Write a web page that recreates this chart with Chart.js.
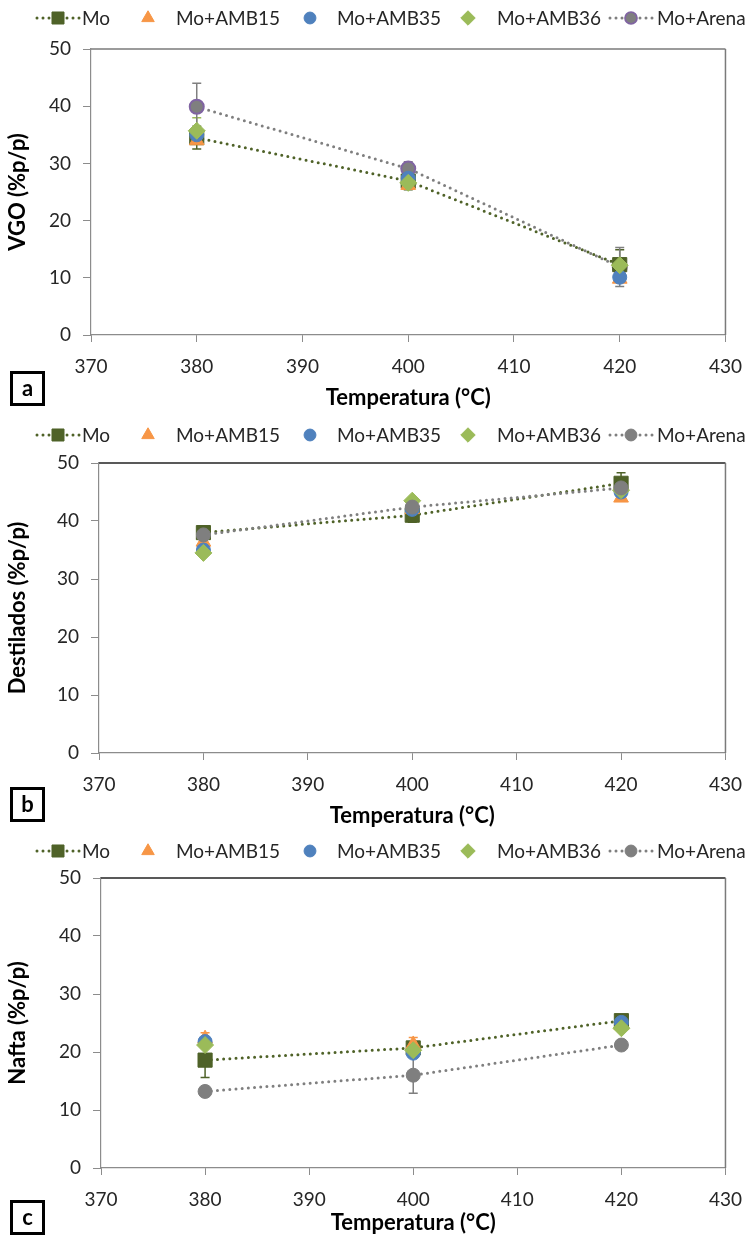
<!DOCTYPE html>
<html>
<head>
<meta charset="utf-8">
<script src="https://cdn.jsdelivr.net/npm/chart.js@4.4.1/dist/chart.umd.min.js"></script>
<style>
  html, body { margin: 0; padding: 0; background: #fff; }
  body { width: 755px; height: 1245px; position: relative; overflow: hidden; font-family: Lato, "Open Sans", sans-serif; }
  .panel { position: absolute; left: 0; width: 755px; height: 415px; }
  .panel canvas { position: absolute; left: 0; top: 0; }
  .lg-sym { position: absolute; }
  .lg-txt { position: absolute; font-family: Lato, sans-serif; font-size: 19px; color: #262626; white-space: nowrap; line-height: 24px; }
  .tag { position: absolute; left: 10px; width: 29px; height: 29px; border: 3px solid #000; font-family: Lato, sans-serif; font-weight: bold; font-size: 22px; line-height: 27px; text-align: center; color: #000; }
</style>
</head>
<body>
<div class="panel" id="pa" style="top:0px"><canvas id="ca" width="755" height="415"></canvas></div>
<div class="panel" id="pb" style="top:415px"><canvas id="cb" width="755" height="415"></canvas></div>
<div class="panel" id="pc" style="top:830px"><canvas id="cc" width="755" height="415"></canvas></div>
<div class="tag" style="top:371px">a</div>
<div class="tag" style="top:787px">b</div>
<div class="tag" style="top:1200px">c</div>
<script>
// ---------------- DATA ----------------
const temperatures = [380, 400, 420];
const seriesNames = ['Mo', 'Mo+AMB15', 'Mo+AMB35', 'Mo+AMB36', 'Mo+Arena'];
const xTickValues = [370, 380, 390, 400, 410, 420, 430];
const yTickValues = [0, 10, 20, 30, 40, 50];
const xAxisTitle = 'Temperatura (°C)';

// (a) VGO
const vgoMo      = [34.5, 26.9, 12.3];
const vgoAMB15   = [34.0, 26.2, 9.8];
const vgoAMB35   = [35.0, 27.4, 10.1];
const vgoAMB36   = [35.7, 26.6, 12.2];
const vgoArena   = [39.9, 29.1, 11.9];
const vgoMoErr    = [2.0, 1.5, 2.6];
const vgoAMB15Err = [0, 0, 0];
const vgoAMB35Err = [0, 0, 0];
const vgoAMB36Err = [2.3, 0, 0];
const vgoArenaErr = [4.1, 1.2, 3.4];

// (b) Destilados
const destMo      = [38.0, 41.0, 46.5];
const destAMB15   = [36.4, 42.0, 44.0];
const destAMB35   = [35.0, 42.0, 45.0];
const destAMB36   = [34.5, 43.5, 45.3];
const destArena   = [37.6, 42.4, 45.7];
const destMoErr    = [0.5, 1.2, 1.8];
const destAMB15Err = [0, 0, 0];
const destAMB35Err = [0, 0, 0];
const destAMB36Err = [0, 0, 0];
const destArenaErr = [0, 0, 0];

// (c) Nafta
const naftaMo      = [18.6, 20.7, 25.4];
const naftaAMB15   = [22.3, 21.3, 24.6];
const naftaAMB35   = [21.8, 19.8, 25.1];
const naftaAMB36   = [21.2, 20.3, 24.1];
const naftaArena   = [13.2, 16.0, 21.2];
const naftaMoErr    = [3.0, 0, 0];
const naftaAMB15Err = [1.0, 1.2, 0];
const naftaAMB35Err = [0, 0, 0];
const naftaAMB36Err = [0, 0, 0];
const naftaArenaErr = [0, 3.1, 0];

// ---------------- STYLES ----------------
const seriesStyles = [
  { color: '#4F6228', shape: 'rect',     radius: 10,  line: true  },
  { color: '#F79646', shape: 'triangle', radius: 8.5, line: false },
  { color: '#4F81BD', shape: 'circle',   radius: 7,   line: false },
  { color: '#9BBB59', shape: 'rectRot',  radius: 8.5, line: false },
  { color: '#7F7F7F', shape: 'circle',   radius: 7,   line: true  }
];
const ARENA_PURPLE = '#8064A2';
const AXIS_GRAY = '#8c8c8c';
const TEXT_COL = '#262626';

const panels = [
  { canvas: 'ca', panel: 'pa', yTitle: 'VGO (%p/p)',
    values: [vgoMo, vgoAMB15, vgoAMB35, vgoAMB36, vgoArena],
    errors: [vgoMoErr, vgoAMB15Err, vgoAMB35Err, vgoAMB36Err, vgoArenaErr],
    left: 91, chartTop: 49, chartBottom: 335, xTitlePad: 4, legendY: 18,
    arenaBorder: ARENA_PURPLE, arenaBelow: true, topColor: '#7a7a7a' },
  { canvas: 'cb', panel: 'pb', yTitle: 'Destilados (%p/p)',
    values: [destMo, destAMB15, destAMB35, destAMB36, destArena],
    errors: [destMoErr, destAMB15Err, destAMB35Err, destAMB36Err, destArenaErr],
    left: 99, chartTop: 48, chartBottom: 338, xTitlePad: 1, legendY: 20,
    arenaBorder: null, arenaBelow: false, topColor: '#222' },
  { canvas: 'cc', panel: 'pc', yTitle: 'Nafta (%p/p)',
    values: [naftaMo, naftaAMB15, naftaAMB35, naftaAMB36, naftaArena],
    errors: [naftaMoErr, naftaAMB15Err, naftaAMB35Err, naftaAMB36Err, naftaArenaErr],
    left: 101, chartTop: 48, chartBottom: 338, xTitlePad: 9, legendY: 21,
    arenaBorder: null, arenaBelow: false, topColor: '#222' }
];

const CANVAS_H = 415;
const PLOT_RIGHT = 730;

// legend layout (symbol centres / text starts)
const legendSymbolCenters = [58, 148, 310, 468, 631];
const legendTextLefts = [82, 176, 337, 497, 657];

// ---------------- PLUGINS ----------------
const errorBarPlugin = {
  id: 'errorBars',
  beforeDatasetsDraw(chart) {
    const { ctx } = chart;
    const xs = chart.scales.x, ys = chart.scales.y;
    ctx.save();
    chart.data.datasets.forEach(ds => {
      ds.data.forEach((p, i) => {
        const e = ds.errors ? ds.errors[i] : 0;
        if (!e) return;
        const px = xs.getPixelForValue(p.x);
        const t = ys.getPixelForValue(p.y + e);
        const b = ys.getPixelForValue(p.y - e);
        ctx.strokeStyle = ds.errColor;
        ctx.lineWidth = 1.5;
        ctx.beginPath();
        ctx.moveTo(px, t); ctx.lineTo(px, b);
        ctx.moveTo(px - 4.5, t); ctx.lineTo(px + 4.5, t);
        ctx.moveTo(px - 4.5, b); ctx.lineTo(px + 4.5, b);
        ctx.stroke();
      });
    });
    ctx.restore();
  }
};

const framePlugin = {
  id: 'frame',
  beforeDatasetsDraw(chart, args, opts) {
    const { ctx, chartArea: { left, right, top, bottom } } = chart;
    ctx.save();
    ctx.lineWidth = 1.5;
    ctx.strokeStyle = opts.topColor;
    ctx.beginPath(); ctx.moveTo(left, top); ctx.lineTo(right, top); ctx.stroke();
    ctx.strokeStyle = opts.rightColor;
    ctx.beginPath(); ctx.moveTo(right, top); ctx.lineTo(right, bottom); ctx.stroke();
    ctx.restore();
  }
};

// ---------------- LEGEND SYMBOLS ----------------
function drawShape(ctx, shape, x, y, r, fill, stroke, bw) {
  ctx.fillStyle = fill; ctx.strokeStyle = stroke; ctx.lineWidth = bw;
  ctx.beginPath();
  if (shape === 'rect') {
    const s = r * Math.SQRT1_2;
    ctx.rect(x - s, y - s, 2 * s, 2 * s);
  } else if (shape === 'triangle') {
    for (let k = 0; k < 3; k++) {
      const a = k * 2 * Math.PI / 3;
      const px = x + Math.sin(a) * r, py = y - Math.cos(a) * r;
      if (k === 0) ctx.moveTo(px, py); else ctx.lineTo(px, py);
    }
    ctx.closePath();
  } else if (shape === 'circle') {
    ctx.arc(x, y, r, 0, Math.PI * 2);
  } else if (shape === 'rectRot') {
    ctx.moveTo(x, y - r); ctx.lineTo(x + r, y); ctx.lineTo(x, y + r); ctx.lineTo(x - r, y); ctx.closePath();
  }
  ctx.fill();
  if (bw > 0) ctx.stroke();
}

function buildLegend(cfg) {
  const host = document.getElementById(cfg.panel);
  seriesNames.forEach((name, s) => {
    const st = seriesStyles[s];
    const c = document.createElement('canvas');
    c.width = 48; c.height = 22;
    c.className = 'lg-sym';
    c.style.left = (legendSymbolCenters[s] - 24) + 'px';
    c.style.top = (cfg.legendY - 11) + 'px';
    const ctx = c.getContext('2d');
    if (st.line) {
      ctx.save();
      ctx.strokeStyle = st.color; ctx.lineWidth = 3; ctx.lineCap = 'round';
      ctx.setLineDash([0, 6]);
      ctx.beginPath(); ctx.moveTo(3, 11); ctx.lineTo(46, 11); ctx.stroke();
      ctx.restore();
    }
    const border = (s === 4 && cfg.arenaBorder) ? cfg.arenaBorder : st.color;
    const bw = (s === 4 && cfg.arenaBorder) ? 1.8 : 1;
    drawShape(ctx, st.shape, 24, 11, st.radius * 0.85, st.color, border, bw);
    host.appendChild(c);
    const t = document.createElement('div');
    t.className = 'lg-txt';
    t.textContent = name;
    t.style.left = legendTextLefts[s] + 'px';
    t.style.top = (cfg.legendY - 12) + 'px';
    host.appendChild(t);
  });
}

// ---------------- CHARTS ----------------
function makeChart(cfg) {
  const datasets = cfg.values.map((vals, s) => {
    const st = seriesStyles[s];
    const isArenaPurple = (s === 4 && cfg.arenaBorder);
    let order = 5 - s;
    if (s === 4 && cfg.arenaBelow) order = 6;
    return {
      label: seriesNames[s],
      data: temperatures.map((t, i) => ({ x: t, y: vals[i] })),
      errors: cfg.errors[s],
      errColor: st.color,
      showLine: st.line,
      borderColor: st.color,
      borderWidth: 3,
      borderDash: [0, 6.2],
      borderCapStyle: 'round',
      fill: false,
      tension: 0,
      pointStyle: st.shape,
      pointRadius: st.radius,
      pointHoverRadius: st.radius,
      pointBackgroundColor: st.color,
      pointBorderColor: isArenaPurple ? cfg.arenaBorder : st.color,
      pointBorderWidth: isArenaPurple ? 2 : 1,
      order: order
    };
  });

  new Chart(document.getElementById(cfg.canvas), {
    type: 'scatter',
    data: { datasets },
    plugins: [errorBarPlugin, framePlugin],
    options: {
      responsive: false,
      animation: false,
      devicePixelRatio: 1,
      events: [],
      layout: { padding: { top: cfg.chartTop, right: 755 - PLOT_RIGHT, bottom: 0, left: 0 } },
      plugins: {
        legend: { display: false },
        tooltip: { enabled: false },
        frame: { topColor: cfg.topColor, rightColor: '#7a7a7a' }
      },
      scales: {
        x: {
          type: 'linear', min: xTickValues[0], max: xTickValues[xTickValues.length - 1],
          afterBuildTicks: (sc) => { sc.ticks = xTickValues.map(v => ({ value: v })); },
          afterFit: (sc) => { sc.height = CANVAS_H - cfg.chartBottom; },
          grid: { display: true, drawOnChartArea: false, drawTicks: true, tickLength: 7, color: AXIS_GRAY, lineWidth: 1 },
          border: { display: true, color: AXIS_GRAY, width: 1.2 },
          ticks: { padding: 13, color: TEXT_COL, font: { family: 'Lato', size: 19 }, maxRotation: 0, autoSkip: false },
          title: { display: true, text: xAxisTitle, color: '#000',
                   font: { family: 'Lato', size: 22, weight: 'bold' },
                   padding: { top: 0, bottom: cfg.xTitlePad } }
        },
        y: {
          type: 'linear', min: yTickValues[0], max: yTickValues[yTickValues.length - 1],
          afterBuildTicks: (sc) => { sc.ticks = yTickValues.map(v => ({ value: v })); },
          afterFit: (sc) => { sc.width = cfg.left; },
          grid: { display: true, drawOnChartArea: false, drawTicks: true, tickLength: 8, color: AXIS_GRAY, lineWidth: 1 },
          border: { display: true, color: AXIS_GRAY, width: 1.2 },
          ticks: { padding: 12, color: TEXT_COL, font: { family: 'Lato', size: 19 } },
          title: { display: true, text: cfg.yTitle, color: '#000',
                   font: { family: 'Lato', size: 22, weight: 'bold' },
                   padding: { top: 5, bottom: 0 } }
        }
      }
    }
  });
}

panels.forEach(p => { buildLegend(p); makeChart(p); });
</script>
</body>
</html>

• [STATED GOAL]: Please reproduce the listing exactly from its opening line through the line that contains "const xAxisTitle = 'Temperatura (°C)';", both included, with all pictures omitted.

• [COMPLETE RESPONSE]:
Write a web page that recreates this chart with Chart.js.
<!DOCTYPE html>
<html>
<head>
<meta charset="utf-8">
<script src="https://cdn.jsdelivr.net/npm/chart.js@4.4.1/dist/chart.umd.min.js"></script>
<style>
  html, body { margin: 0; padding: 0; background: #fff; }
  body { width: 755px; height: 1245px; position: relative; overflow: hidden; font-family: Lato, "Open Sans", sans-serif; }
  .panel { position: absolute; left: 0; width: 755px; height: 415px; }
  .panel canvas { position: absolute; left: 0; top: 0; }
  .lg-sym { position: absolute; }
  .lg-txt { position: absolute; font-family: Lato, sans-serif; font-size: 19px; color: #262626; white-space: nowrap; line-height: 24px; }
  .tag { position: absolute; left: 10px; width: 29px; height: 29px; border: 3px solid #000; font-family: Lato, sans-serif; font-weight: bold; font-size: 22px; line-height: 27px; text-align: center; color: #000; }
</style>
</head>
<body>
<div class="panel" id="pa" style="top:0px"><canvas id="ca" width="755" height="415"></canvas></div>
<div class="panel" id="pb" style="top:415px"><canvas id="cb" width="755" height="415"></canvas></div>
<div class="panel" id="pc" style="top:830px"><canvas id="cc" width="755" height="415"></canvas></div>
<div class="tag" style="top:371px">a</div>
<div class="tag" style="top:787px">b</div>
<div class="tag" style="top:1200px">c</div>
<script>
// ---------------- DATA ----------------
const temperatures = [380, 400, 420];
const seriesNames = ['Mo', 'Mo+AMB15', 'Mo+AMB35', 'Mo+AMB36', 'Mo+Arena'];
const xTickValues = [370, 380, 390, 400, 410, 420, 430];
const yTickValues = [0, 10, 20, 30, 40, 50];
const xAxisTitle = 'Temperatura (°C)';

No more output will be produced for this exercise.